Q: Is TIFF better than DNG for archiving Lumix RW2 files?

A: They serve different purposes. DNG archives the raw, undeveloped sensor data (similar to RW2 itself). TIFF archives a developed, rendered image at high quality. For archival, consider keeping both: DNG for the raw data preservation and TIFF for the developed master image. TIFF is more universally readable and does not require RAW processing software.

Q: Can I convert RW2 to TIFF with CMYK color space?

A: Our converter produces RGB TIFF files. For CMYK conversion, first convert RW2 to 16-bit RGB TIFF, then use Photoshop or a similar tool with proper ICC profiles to convert to CMYK for your specific print process. CMYK conversion should always be done with the target printer's ICC profile for accurate results.

Q: Does TIFF support multi-page documents from Lumix?

A: Yes, TIFF supports multi-page files, but each RW2 converts to a single TIFF page. If you need to combine multiple Lumix photographs into a multi-page TIFF (for example, a document scanning workflow), you can merge individual TIFFs afterward using ImageMagick or libtiff tools.

Q: Why use TIFF instead of keeping the RW2 file?

A: TIFF offers several advantages over RW2 for long-term use: it is an open standard not dependent on Panasonic's proprietary format; it represents a fully developed, viewable image rather than raw sensor data; it is accepted by virtually all imaging software; and it supports standardized metadata. RW2 may lose software support over decades, while TIFF is a permanent standard.

Q: What color space should I choose for RW2 to TIFF conversion?
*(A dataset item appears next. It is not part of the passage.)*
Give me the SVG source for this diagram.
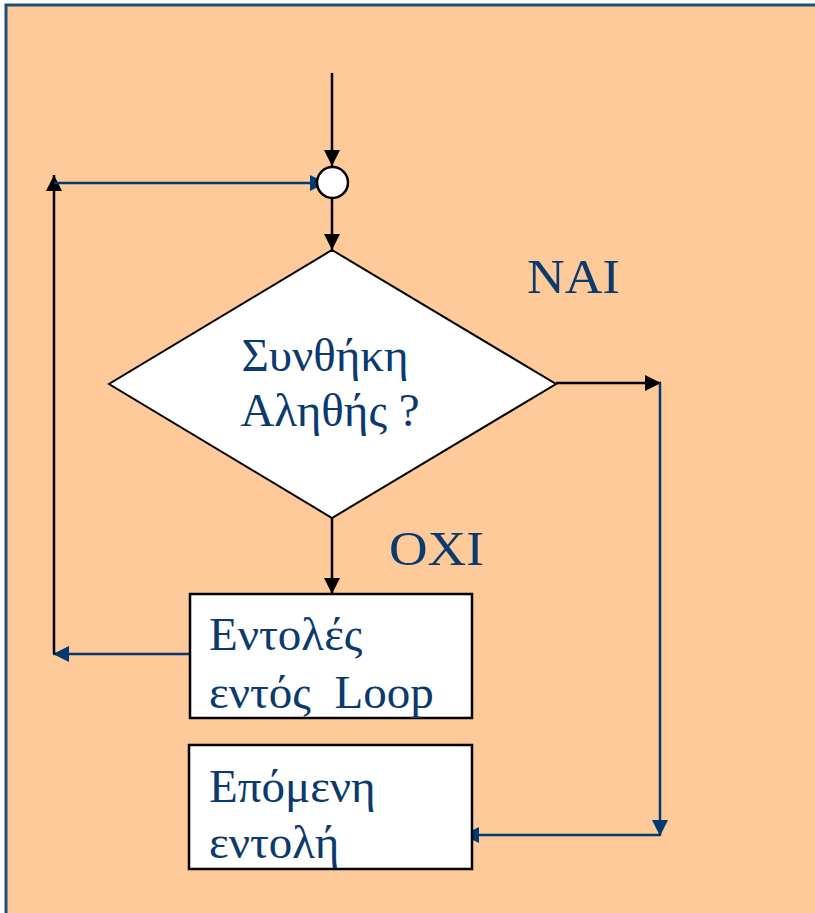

A: For print workflows, use AdobeRGB or ProPhoto RGB for the widest color gamut. For web and screen display, use sRGB. For archival master files, AdobeRGB provides a good balance between gamut coverage and practical usability. Always embed the ICC color profile in the TIFF file to ensure accurate color interpretation by downstream applications.